Rappel : La Bruyère a bien déclaré : « Un homme né chrétien et Français se trouve contraint dans la satire : les grands sujets lui sont défendus.» Il n’en a pas moins critiqué très librement les conditions et les institutions sociales. Il constate avec une ironie mordante que la place des grands dans l’État n’est en rapport ni avec leur valeur intellectuelle ni avec leur valeur morale, et remarque même en passant que l’antiquité de leurs titres de noblesse est toute relative. On peut lui accorder ici des tendances plus ou moins révolutionnaires.  

Extraits

   *« L’avantage des grands sur les autres hommes est immense par un endroit : je leur cède leur bonne chère, leurs riches ameublements, leurs chiens, leurs chevaux, leurs singes, leurs nains[1], leurs fous et leurs flatteurs ; mais je leur envie le bonheur d’avoir à leur service des gens qui les égalent par le cœur et par l’esprit, et qui les passent quelquefois. »  
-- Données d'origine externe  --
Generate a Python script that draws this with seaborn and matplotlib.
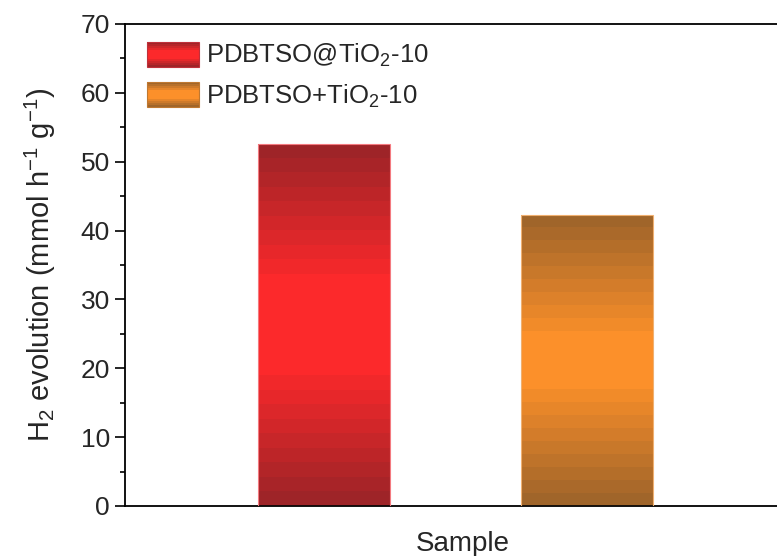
import numpy as np
import matplotlib
matplotlib.use("Agg")
import matplotlib.pyplot as plt
import matplotlib.colors as mcolors
from matplotlib.patches import Rectangle
from matplotlib.legend_handler import HandlerBase
import seaborn as sns

# Data
samples = ["PDBTSO@TiO$_2$-10", "PDBTSO+TiO$_2$-10"]
h2_rates = [52.6, 42.3]
bright_colors = ["#FC292B", "#FC902A"]
dark_colors = ["#9E2428", "#A0652A"]
edge_colors = ["#F47A80", "#F0B070"]
y_ticks = [0, 10, 20, 30, 40, 50, 60, 70]

sns.set_theme(style="ticks")
plt.rcParams["font.family"] = ["Liberation Sans", "DejaVu Sans"]
plt.rcParams["mathtext.fontset"] = "custom"
plt.rcParams["mathtext.rm"] = "Liberation Sans"
plt.rcParams["mathtext.it"] = "Liberation Sans:italic"
plt.rcParams["mathtext.bf"] = "Liberation Sans:bold"


def band_profile(n, levels=8, plateau=0.25):
    """Stepped blend weight toward the dark colour: 0 in the middle, 1 at both ends."""
    t = (np.arange(n) + 0.5) / n
    d = np.abs(t - 0.5) * 2
    f = np.clip((d - plateau) / (1 - plateau), 0, 1)
    return np.ceil(f * levels) / levels


def band_colors(bright, dark, n, levels=8, plateau=0.25):
    b = np.array(mcolors.to_rgb(bright))
    k = np.array(mcolors.to_rgb(dark))
    f = band_profile(n, levels, plateau)[:, None]
    return b * (1 - f) + k * f


fig = plt.figure(figsize=(7.77, 5.56), dpi=100)
ax = fig.add_axes([0.161, 0.090, 0.870, 0.867])

sns.barplot(x=samples, y=h2_rates, hue=samples, palette=bright_colors,
            width=0.5, legend=False, ax=ax, saturation=1)

# Replace flat fills with banded vertical gradients clipped to each bar
for patch, bright, dark, edge, plateau in zip(ax.patches, bright_colors, dark_colors,
                                              edge_colors, [0.28, 0.2]):
    x0, y0 = patch.get_x(), patch.get_y()
    w, h = patch.get_width(), patch.get_height()
    n = 400
    cols = band_colors(bright, dark, n, levels=9, plateau=plateau)
    img = np.repeat(cols[:, None, :], 2, axis=1)
    im = ax.imshow(img, extent=[x0, x0 + w, y0, y0 + h], origin="lower",
                   aspect="auto", interpolation="nearest", zorder=2)
    im.set_clip_path(patch)
    patch.set_facecolor("none")
    patch.set_edgecolor(edge)
    patch.set_linewidth(0.8)
    patch.set_zorder(3)


class GradientHandler(HandlerBase):
    def __init__(self, bright, dark, edge):
        super().__init__()
        self.bright, self.dark, self.edge = bright, dark, edge

    def create_artists(self, legend, orig_handle, xdescent, ydescent,
                       width, height, fontsize, trans):
        n = 12
        cols = band_colors(self.bright, self.dark, n, levels=4)
        arts = []
        for i, c in enumerate(cols):
            r = Rectangle((-xdescent, -ydescent + i * height / n), width, height / n,
                          facecolor=c, edgecolor="none", transform=trans)
            arts.append(r)
        border = Rectangle((-xdescent, -ydescent), width, height, facecolor="none",
                           edgecolor=self.edge, linewidth=0.8, transform=trans)
        arts.append(border)
        return arts


handles = [Rectangle((0, 0), 1, 1) for _ in samples]
handler_map = {h: GradientHandler(b, d, e) for h, b, d, e in
               zip(handles, bright_colors, dark_colors, ["#C0303A", "#C07830"])}
ax.legend(handles, samples, handler_map=handler_map, loc="upper left",
          frameon=False, fontsize=18.5, handlelength=2.0, handleheight=1.12,
          handletextpad=0.3, labelspacing=0.5, borderaxespad=0.3,
          bbox_to_anchor=(0.006, 1.0))

ax.set_xlim(-0.757, 1.814)
ax.set_ylim(0, 70)
ax.set_yticks(y_ticks)
ax.set_yticks(np.arange(5, 70, 10), minor=True)
ax.set_xticks([])
ax.tick_params(axis="y", which="major", direction="out", length=7, width=1.2,
               labelsize=19, color="black", pad=4)
ax.tick_params(axis="y", which="minor", direction="out", length=3.5, width=1.2,
               color="black")
ax.tick_params(axis="x", which="both", bottom=False, top=False)

for side in ["left", "bottom", "top"]:
    ax.spines[side].set_visible(True)
    ax.spines[side].set_color("black")
    ax.spines[side].set_linewidth(1.3)
ax.spines["right"].set_visible(False)

ax.set_xlabel("Sample", fontsize=20, labelpad=18)
ax.set_ylabel("H$_2$ evolution (mmol h$^{-1}$ g$^{-1}$)", fontsize=21, labelpad=16)

fig.savefig("out.png", dpi=100)
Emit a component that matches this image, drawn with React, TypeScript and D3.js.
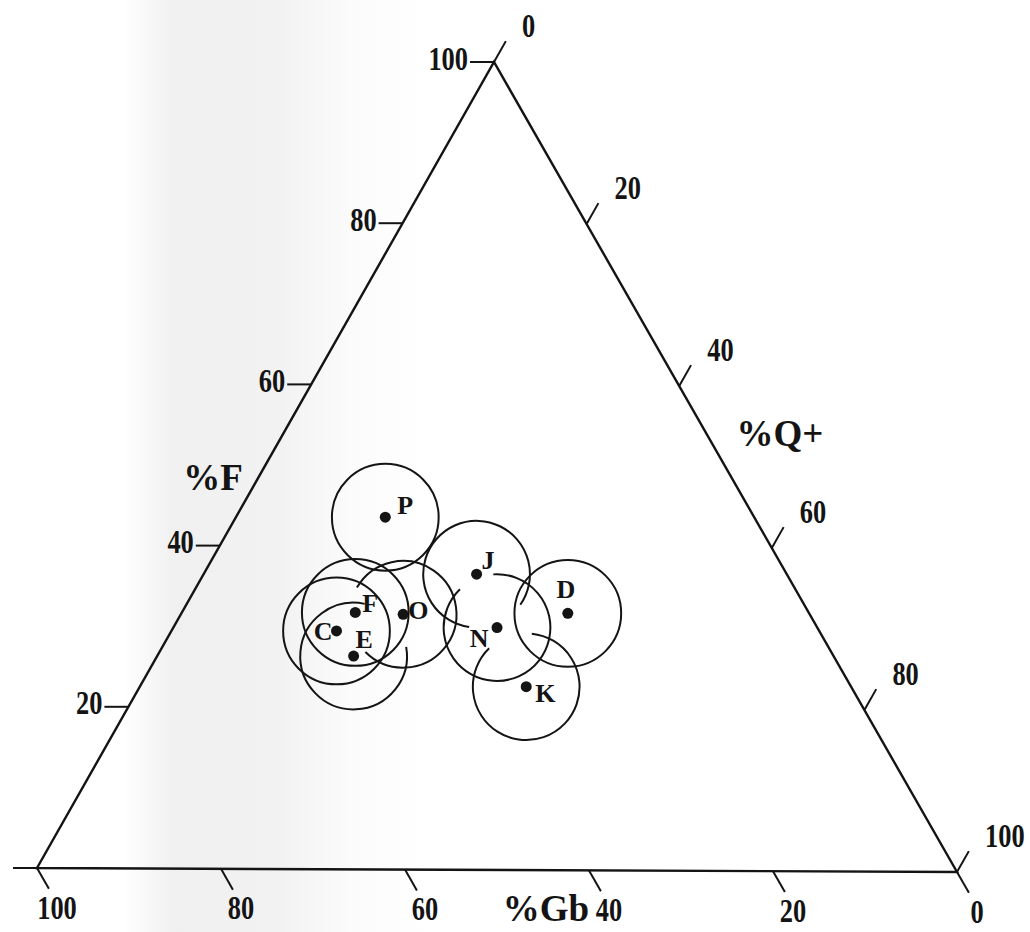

   * « Les grands se piquent d’ouvrir une allée dans une forêt, de soutenir des terres par de longues murailles, de dorer des plafonds, de faire venir dix pouces d’eau, de meubler une orangerie[2] ; mais de rendre un cœur content, de combler une âme de joie, de prévenir d’extrêmes besoins ou d’y remédier, leur curiosité[3] ne s’étend point jusque-là.

   * « Les grands croient être seuls parfaits, n’admettant qu’à peine[4] dans les autres hommes la droiture d’esprit, l’habileté, la délicatesse, et s’emparent de ces riches talents[5] comme de choses dues à leur naissance. C’est cependant en eux une erreur grossière de se nourrir de si fausses préventions : ce qu’il y a jamais eu de mieux pensé, de mieux dit, de mieux écrit, et peut-être d’une conduite plus délicate, ne nous est pas toujours venu de leur fonds. Ils ont de grands domaines et une longue suite d’ancêtres ; cela ne leur peut être contesté. »

   * « Si je compare ensemble les deux conditions des hommes les plus opposés, je veux dire les grands avec le peuple, ce dernier me paraît content du nécessaire, et les autres sont inquiets et pauvres avec le superflu. Un homme du peuple ne saurait faire aucun mal ; un grand ne veut faire aucun bien et est capable de grands maux. L’un ne se forme et ne s’exerce que dans les choses qui sont utiles ; l’autre y joint les pernicieuses. Là se montrent ingénument la grossièreté et la franchise ; ici se cache une sève maligne et corrompue sous l‘écorce de la politesse. Le peuple n’a guère d’esprit[6], et les grands n’ont point d’âme : celui-là a un bon fond et n’a point de dehors ; ceux-ci n’ont que des dehors et qu’une simple superficie[7]. Faut-il opter ? Je ne balane pas, je veux être peuple. »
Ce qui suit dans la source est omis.